Kimberly Seibel is a cultural anthropologist (PhD, Northwestern University, Chicago area, US) from the U.S. currently living in Rotterdam. Her scholarship explores issues of age/ageing, citizenship, welfare, and urban belonging. She has conducted research on such topics as local understandings of the Chad-Cameroon border; experiences of newly arrived refugee “seniors” in U.S. welfare systems; gardening and wellbeing among older African Americans; older adults' experiences of the Flint Water Crisis; and the impact of refugee resettlement on urban “revitalization” in Detroit, Michigan.
Her primary role is to develop and coordinate our funding proposals, research and impact activities, and participate and contribute to our projects as a postdoc.

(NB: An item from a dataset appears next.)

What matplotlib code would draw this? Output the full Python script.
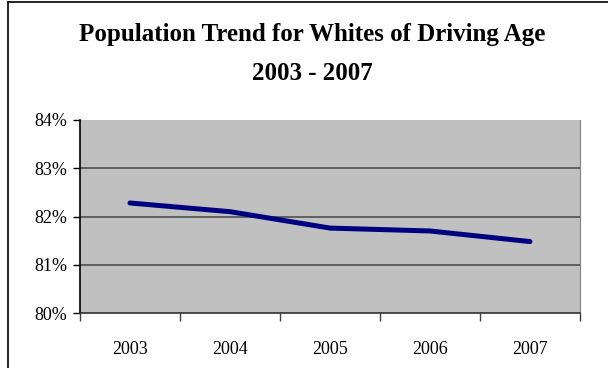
import matplotlib
matplotlib.use('Agg')
import matplotlib.pyplot as plt
from matplotlib.lines import Line2D

years = ['2003', '2004', '2005', '2006', '2007']
share = [82.28, 82.10, 81.76, 81.70, 81.48]
y_ticks = [80, 81, 82, 83, 84]

plt.rcParams.update({
    'font.family': 'Liberation Serif',
    'font.size': 13,
})

fig = plt.figure(figsize=(6.08, 3.68), dpi=100)
fig.patch.set_facecolor('white')

# outer chart border: left and top edges only
fig.add_artist(Line2D([8 / 608, 8 / 608], [0, 1 - 2 / 368], color='black', lw=1.2))
fig.add_artist(Line2D([8 / 608, 1], [1 - 2 / 368, 1 - 2 / 368], color='black', lw=1.2))

ax = fig.add_axes([80 / 608, 1 - 313 / 368, 500 / 608, 193 / 368])
ax.set_facecolor('#c0c0c0')

x = range(len(years))
ax.plot(x, share, color='#000080', lw=3.6, solid_capstyle='round', zorder=3)

ax.set_xlim(-0.5, len(years) - 0.5)
ax.set_ylim(80, 84)
ax.set_yticks(y_ticks)
ax.set_yticklabels([f'{v}%' for v in y_ticks])
for v in y_ticks[1:-1]:
    ax.axhline(v, color='#505050', lw=1.2, zorder=1)

ax.set_xticks([i - 0.5 for i in range(len(years) + 1)])
ax.set_xticklabels([])
ax.set_xticks(list(x), minor=True)
ax.set_xticklabels(years, minor=True)
ax.tick_params(axis='x', which='minor', length=0, pad=20)
ax.tick_params(axis='x', which='major', length=6, width=1, color='#404040')
ax.tick_params(axis='y', length=5, width=1, pad=4)

ax.spines['top'].set_visible(False)
ax.spines['right'].set_color('#808080')
ax.spines['left'].set_color('black')
ax.spines['bottom'].set_color('#303030')
for s in ('left', 'bottom'):
    ax.spines[s].set_linewidth(1.2)

fig.text(312 / 608, 1 - 35 / 368, 'Population Trend for Whites of Driving Age',
         ha='center', va='center', fontsize=18, fontweight='bold')
fig.text(312 / 608, 1 - 74 / 368, '2003 - 2007',
         ha='center', va='center', fontsize=18, fontweight='bold')

fig.savefig('out.png', dpi=100)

Being both practical and analytical, she enjoys the mix of outreach, project management, and collaboration called for in her position.
Identity is always mobile and processual, partly self-construction, partly categorization by others, partly a condition, a status, a label, a weapon, a shield, a fund of memories, et cetera (Malkki, 1992: 37)
Prior to joining the LDE Centre GMD, Kimberly Seibel worked in a small organization in The Netherlands promoting age-friendly environments in Europe and completed a two-year postdoc at the Institute of Gerontology at Wayne State University (Detroit, US). Through engagement with colleagues at the LDE Centre GMD and TU Delft (Urban Studies), she hopes to conduct future research on European contexts that will broaden her understanding of processes of urban restructuring, dispossession, and migrant emplacement.